== Problem details ==
Below is a listing; write it out exactly and drop any images from it.

____

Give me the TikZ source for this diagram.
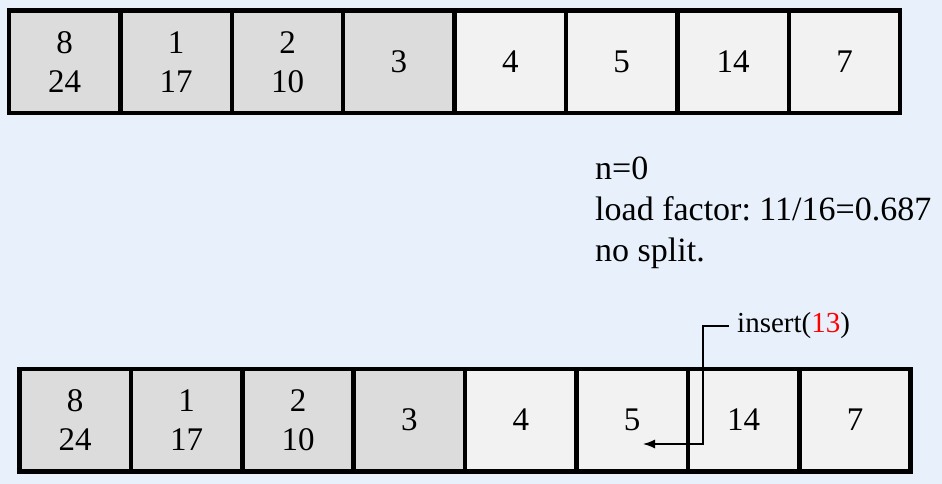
\documentclass[tikz,border=0pt]{standalone}
\usepackage{fontspec}
\setmainfont{Liberation Serif}
\usetikzlibrary{positioning}
\usetikzlibrary{arrows.meta}
\definecolor{bgblue}{HTML}{E8F1FB}
\definecolor{usedgray}{HTML}{DCDCDC}
\definecolor{freegray}{HTML}{F2F2F2}
\frenchspacing
\begin{document}
\begin{tikzpicture}[x=1pt,y=-1pt,node distance=111.4pt,
  every node/.style={inner sep=2pt,font=\fontsize{33}{39}\selectfont},
  bucket/.style={draw,line width=4.5pt,fill=freegray,minimum width=111.4pt,minimum height=102.5pt,inner sep=0pt,align=center},
  used/.style={bucket,fill=usedgray}]
  \fill[bgblue] (0,0) rectangle (942,484);
  \useasboundingbox (0,0) rectangle (942,484);
  % table before the insert
  \node[used] (t1) at (64.7,62) {8\\24};
  \node[used,right of=t1] (t2) {1\\17};
  \node[used,right of=t2] (t3) {2\\10};
  \node[used,right of=t3] (t4) {3};
  \node[bucket,right of=t4] (t5) {4};
  \node[bucket,right of=t5] (t6) {5};
  \node[bucket,right of=t6] (t7) {14};
  \node[bucket,right of=t7] (t8) {7};
  \node[anchor=base west,align=left,font=\fontsize{34}{41}\selectfont] (info) at (593,261)
    {n=0\\load factor: 11/16=0.687\\no split.};
  % table after the insert
  \node[used] (b1) at (75.2,420) {8\\24};
  \node[used,right of=b1] (b2) {1\\17};
  \node[used,right of=b2] (b3) {2\\10};
  \node[used,right of=b3] (b4) {3};
  \node[bucket,right of=b4] (b5) {4};
  \node[bucket,right of=b5] (b6) {5};
  \node[bucket,right of=b6] (b7) {14};
  \node[bucket,right of=b7] (b8) {7};
  \node[anchor=west,inner sep=8pt,font=\fontsize{29}{32}\selectfont] (ins) at (729,326) {insert(\textcolor{red}{13})};
  \coordinate (tip) at (643,444);
  \draw[line width=1.3pt,-{Latex[length=12pt,width=9pt]}] (ins.west) -- ++(-26,0) |- (tip);
\end{tikzpicture}
\end{document}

____

== Problem solution ==
Give me the TikZ source for this diagram.
\documentclass[tikz,border=0pt]{standalone}
\usepackage{fontspec}
\setmainfont{Liberation Serif}
\usetikzlibrary{positioning}
\usetikzlibrary{arrows.meta}
\definecolor{bgblue}{HTML}{E8F1FB}
\definecolor{usedgray}{HTML}{DCDCDC}
\definecolor{freegray}{HTML}{F2F2F2}
\frenchspacing
\begin{document}
\begin{tikzpicture}[x=1pt,y=-1pt,node distance=111.4pt,
  every node/.style={inner sep=2pt,font=\fontsize{33}{39}\selectfont},
  bucket/.style={draw,line width=4.5pt,fill=freegray,minimum width=111.4pt,minimum height=102.5pt,inner sep=0pt,align=center},
  used/.style={bucket,fill=usedgray}]
  \fill[bgblue] (0,0) rectangle (942,484);
  \useasboundingbox (0,0) rectangle (942,484);
  % table before the insert
  \node[used] (t1) at (64.7,62) {8\\24};
  \node[used,right of=t1] (t2) {1\\17};
  \node[used,right of=t2] (t3) {2\\10};
  \node[used,right of=t3] (t4) {3};
  \node[bucket,right of=t4] (t5) {4};
  \node[bucket,right of=t5] (t6) {5};
  \node[bucket,right of=t6] (t7) {14};
  \node[bucket,right of=t7] (t8) {7};
  \node[anchor=base west,align=left,font=\fontsize{34}{41}\selectfont] (info) at (593,261)
    {n=0\\load factor: 11/16=0.687\\no split.};
  % table after the insert
  \node[used] (b1) at (75.2,420) {8\\24};
  \node[used,right of=b1] (b2) {1\\17};
  \node[used,right of=b2] (b3) {2\\10};
  \node[used,right of=b3] (b4) {3};
  \node[bucket,right of=b4] (b5) {4};
  \node[bucket,right of=b5] (b6) {5};
  \node[bucket,right of=b6] (b7) {14};
  \node[bucket,right of=b7] (b8) {7};
  \node[anchor=west,inner sep=8pt,font=\fontsize{29}{32}\selectfont] (ins) at (729,326) {insert(\textcolor{red}{13})};
  \coordinate (tip) at (643,444);
  \draw[line width=1.3pt,-{Latex[length=12pt,width=9pt]}] (ins.west) -- ++(-26,0) |- (tip);
\end{tikzpicture}
\end{document}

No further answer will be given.